Write out the material exactly, with the pictures left out.

○ ○ ○

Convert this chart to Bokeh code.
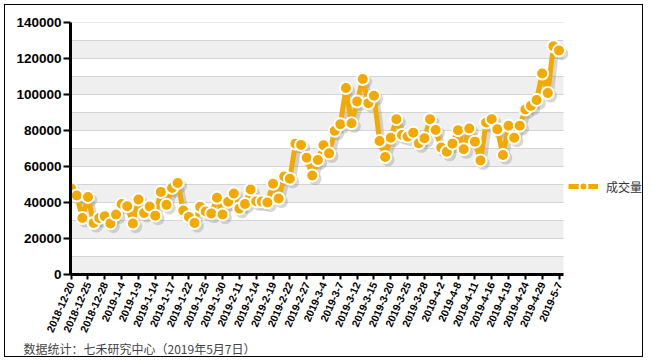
from bokeh.plotting import figure
from bokeh.models import (Range1d, FixedTicker, SingleIntervalTicker, BoxAnnotation,
                          Legend, LegendItem, Title, ColumnDataSource, BasicTickFormatter)
from bokeh.embed import file_html
from bokeh.resources import INLINE

tick_labels = ["2018-12-20", "2018-12-25", "2018-12-28", "2019-1-4", "2019-1-9", "2019-1-14",
               "2019-1-17", "2019-1-22", "2019-1-25", "2019-1-30", "2019-2-11", "2019-2-14",
               "2019-2-19", "2019-2-22", "2019-2-27", "2019-3-4", "2019-3-7", "2019-3-12",
               "2019-3-15", "2019-3-20", "2019-3-25", "2019-3-28", "2019-4-2", "2019-4-8",
               "2019-4-11", "2019-4-16", "2019-4-19", "2019-4-24", "2019-4-29", "2019-5-7"]

volume = [47800, 43900, 31400, 43100, 28600, 31400, 32300, 28400, 33300, 39200,
          37900, 28300, 41700, 34200, 37800, 32700, 45900, 38700, 48100, 50800,
          35500, 32000, 28600, 37600, 35000, 33900, 42600, 33300, 40400, 45000,
          36600, 39200, 47200, 40700, 40500, 40000, 50400, 42200, 54500, 53200,
          72700, 72000, 64900, 55000, 63600, 71800, 67300, 79800, 83500, 103600,
          84000, 96100, 108600, 95200, 99300, 74200, 65300, 76000, 86300, 77500,
          76600, 78800, 72900, 75700, 86300, 80300, 70500, 68200, 72700, 80200,
          69600, 81100, 73800, 63400, 84400, 86300, 80700, 66400, 82600, 76000,
          82600, 91700, 93700, 96900, 111700, 100800, 126800, 124400]

series_name = "成交量"
footer = "数据统计：七禾研究中心（2019年5月7日）"
label_step = 3

idx = list(range(len(volume)))
src = ColumnDataSource(dict(x=idx, y=volume))

ORANGE = "#F4A900"
XS, XE = -0.12, len(volume) - 1 + 0.8      # extent of the drawn axis
YS, YE = 0, 140000
DATA_W, FRAME_W = 493, 574                 # px: axis length, frame width (frame also hosts legend)
XF = XS + (XE - XS) * FRAME_W / DATA_W

p = figure(width=639, height=353, output_backend="svg", toolbar_location=None,
           x_range=Range1d(XS, XF), y_range=Range1d(YS, YE),
           min_border_left=65, min_border_right=0, min_border_top=17, min_border_bottom=84,
           background_fill_color="white", border_fill_color="white")
p.styles = {"margin-left": "4px", "margin-top": "4px", "border": "1px solid black"}
p.outline_line_color = None

# alternating bands and grid lines, limited to the axis extent
for k in range(YS, YE, 20000):
    p.add_layout(BoxAnnotation(bottom=k, top=k + 10000, left=XS, right=XE,
                               fill_color="#EFEFEF", fill_alpha=1,
                               line_color=None, level="image"))
p.xgrid.visible = False
p.ygrid.visible = False
for k in range(YS + 10000, YE + 1, 10000):
    p.add_layout(BoxAnnotation(bottom=k, top=k, left=XS, right=XE, fill_alpha=0,
                               line_color="#B4B4B4", line_width=1, level="underlay"))

# shadow via shifted ranges
p.extra_x_ranges = {"sh": Range1d(XS - 0.5, XF - 0.5)}
p.extra_y_ranges = {"sh": Range1d(YS + 1700, YE + 1700)}
p.line("x", "y", source=src, x_range_name="sh", y_range_name="sh",
       line_color="#7a7a7a", line_alpha=0.3, line_width=6)
p.scatter("x", "y", source=src, x_range_name="sh", y_range_name="sh", size=13,
          fill_color="#7a7a7a", fill_alpha=0.3, line_color=None)

lr = p.line("x", "y", source=src, line_color=ORANGE, line_width=5)
sr = p.scatter("x", "y", source=src, size=12, fill_color=ORANGE, line_color="white", line_width=2)

# axes
ya = p.yaxis[0]
ya.ticker = SingleIntervalTicker(interval=20000, num_minor_ticks=0)
ya.formatter = BasicTickFormatter(use_scientific=False)
ya.axis_line_width = 3
ya.axis_line_color = "black"
ya.major_tick_line_width = 2
ya.major_tick_out = 7
ya.major_tick_in = 0
ya.minor_tick_line_color = None
ya.major_label_text_font = "Liberation Sans"
ya.major_label_text_font_style = "bold"
ya.major_label_text_font_size = "13.5px"
ya.major_label_text_color = "black"
ya.major_label_standoff = 2

xa = p.xaxis[0]
ticks = idx[::label_step]
xa.ticker = FixedTicker(ticks=ticks)
xa.bounds = (XS, XE)
xa.major_label_overrides = {t: lab for t, lab in zip(ticks, tick_labels)}
xa.axis_line_width = 3
xa.axis_line_color = "black"
xa.major_tick_line_width = 2
xa.major_tick_out = 5
xa.major_tick_in = 0
xa.minor_tick_line_color = None
xa.major_label_orientation = 1.15
xa.major_label_text_font = "Liberation Sans"
xa.major_label_text_font_style = "bold"
xa.major_label_text_font_size = "10.5px"
xa.major_label_text_color = "black"
xa.major_label_standoff = 3

legend = Legend(items=[LegendItem(label=series_name, renderers=[lr, sr])],
                location=(498, 78), margin=0, padding=4, glyph_width=30, glyph_height=20,
                label_standoff=8, label_text_font="Noto Sans CJK SC",
                label_text_font_size="12px", label_text_color="#333333",
                border_line_color=None, background_fill_alpha=0)
p.add_layout(legend)

p.add_layout(Title(text=footer, align="left", offset=-47, text_font="Noto Sans CJK SC",
                   text_font_size="12px", text_font_style="normal", text_color="#444444",
                   standoff=1), "below")

open("out.html", "w").write(file_html(p, INLINE))
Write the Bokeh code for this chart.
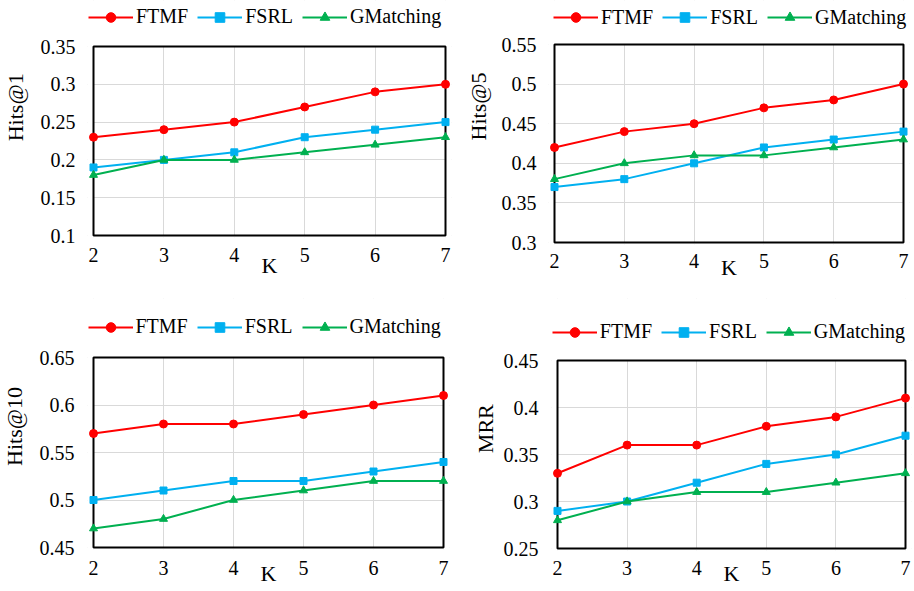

○ ○ ○

#### [SOLUTION FOR THIS EXERCISE]
Convert this chart to Bokeh code.
from bokeh.plotting import figure
from bokeh.models import (Range1d, FixedTicker, SingleIntervalTicker, BoxAnnotation,
                          Legend, LegendItem, Title, ColumnDataSource, BasicTickFormatter)
from bokeh.embed import file_html
from bokeh.resources import INLINE

tick_labels = ["2018-12-20", "2018-12-25", "2018-12-28", "2019-1-4", "2019-1-9", "2019-1-14",
               "2019-1-17", "2019-1-22", "2019-1-25", "2019-1-30", "2019-2-11", "2019-2-14",
               "2019-2-19", "2019-2-22", "2019-2-27", "2019-3-4", "2019-3-7", "2019-3-12",
               "2019-3-15", "2019-3-20", "2019-3-25", "2019-3-28", "2019-4-2", "2019-4-8",
               "2019-4-11", "2019-4-16", "2019-4-19", "2019-4-24", "2019-4-29", "2019-5-7"]

volume = [47800, 43900, 31400, 43100, 28600, 31400, 32300, 28400, 33300, 39200,
          37900, 28300, 41700, 34200, 37800, 32700, 45900, 38700, 48100, 50800,
          35500, 32000, 28600, 37600, 35000, 33900, 42600, 33300, 40400, 45000,
          36600, 39200, 47200, 40700, 40500, 40000, 50400, 42200, 54500, 53200,
          72700, 72000, 64900, 55000, 63600, 71800, 67300, 79800, 83500, 103600,
          84000, 96100, 108600, 95200, 99300, 74200, 65300, 76000, 86300, 77500,
          76600, 78800, 72900, 75700, 86300, 80300, 70500, 68200, 72700, 80200,
          69600, 81100, 73800, 63400, 84400, 86300, 80700, 66400, 82600, 76000,
          82600, 91700, 93700, 96900, 111700, 100800, 126800, 124400]

series_name = "成交量"
footer = "数据统计：七禾研究中心（2019年5月7日）"
label_step = 3

idx = list(range(len(volume)))
src = ColumnDataSource(dict(x=idx, y=volume))

ORANGE = "#F4A900"
XS, XE = -0.12, len(volume) - 1 + 0.8      # extent of the drawn axis
YS, YE = 0, 140000
DATA_W, FRAME_W = 493, 574                 # px: axis length, frame width (frame also hosts legend)
XF = XS + (XE - XS) * FRAME_W / DATA_W

p = figure(width=639, height=353, output_backend="svg", toolbar_location=None,
           x_range=Range1d(XS, XF), y_range=Range1d(YS, YE),
           min_border_left=65, min_border_right=0, min_border_top=17, min_border_bottom=84,
           background_fill_color="white", border_fill_color="white")
p.styles = {"margin-left": "4px", "margin-top": "4px", "border": "1px solid black"}
p.outline_line_color = None

# alternating bands and grid lines, limited to the axis extent
for k in range(YS, YE, 20000):
    p.add_layout(BoxAnnotation(bottom=k, top=k + 10000, left=XS, right=XE,
                               fill_color="#EFEFEF", fill_alpha=1,
                               line_color=None, level="image"))
p.xgrid.visible = False
p.ygrid.visible = False
for k in range(YS + 10000, YE + 1, 10000):
    p.add_layout(BoxAnnotation(bottom=k, top=k, left=XS, right=XE, fill_alpha=0,
                               line_color="#B4B4B4", line_width=1, level="underlay"))

# shadow via shifted ranges
p.extra_x_ranges = {"sh": Range1d(XS - 0.5, XF - 0.5)}
p.extra_y_ranges = {"sh": Range1d(YS + 1700, YE + 1700)}
p.line("x", "y", source=src, x_range_name="sh", y_range_name="sh",
       line_color="#7a7a7a", line_alpha=0.3, line_width=6)
p.scatter("x", "y", source=src, x_range_name="sh", y_range_name="sh", size=13,
          fill_color="#7a7a7a", fill_alpha=0.3, line_color=None)

lr = p.line("x", "y", source=src, line_color=ORANGE, line_width=5)
sr = p.scatter("x", "y", source=src, size=12, fill_color=ORANGE, line_color="white", line_width=2)

# axes
ya = p.yaxis[0]
ya.ticker = SingleIntervalTicker(interval=20000, num_minor_ticks=0)
ya.formatter = BasicTickFormatter(use_scientific=False)
ya.axis_line_width = 3
ya.axis_line_color = "black"
ya.major_tick_line_width = 2
ya.major_tick_out = 7
ya.major_tick_in = 0
ya.minor_tick_line_color = None
ya.major_label_text_font = "Liberation Sans"
ya.major_label_text_font_style = "bold"
ya.major_label_text_font_size = "13.5px"
ya.major_label_text_color = "black"
ya.major_label_standoff = 2

xa = p.xaxis[0]
ticks = idx[::label_step]
xa.ticker = FixedTicker(ticks=ticks)
xa.bounds = (XS, XE)
xa.major_label_overrides = {t: lab for t, lab in zip(ticks, tick_labels)}
xa.axis_line_width = 3
xa.axis_line_color = "black"
xa.major_tick_line_width = 2
xa.major_tick_out = 5
xa.major_tick_in = 0
xa.minor_tick_line_color = None
xa.major_label_orientation = 1.15
xa.major_label_text_font = "Liberation Sans"
xa.major_label_text_font_style = "bold"
xa.major_label_text_font_size = "10.5px"
xa.major_label_text_color = "black"
xa.major_label_standoff = 3

legend = Legend(items=[LegendItem(label=series_name, renderers=[lr, sr])],
                location=(498, 78), margin=0, padding=4, glyph_width=30, glyph_height=20,
                label_standoff=8, label_text_font="Noto Sans CJK SC",
                label_text_font_size="12px", label_text_color="#333333",
                border_line_color=None, background_fill_alpha=0)
p.add_layout(legend)

p.add_layout(Title(text=footer, align="left", offset=-47, text_font="Noto Sans CJK SC",
                   text_font_size="12px", text_font_style="normal", text_color="#444444",
                   standoff=1), "below")

open("out.html", "w").write(file_html(p, INLINE))
Write the Bokeh code for this chart.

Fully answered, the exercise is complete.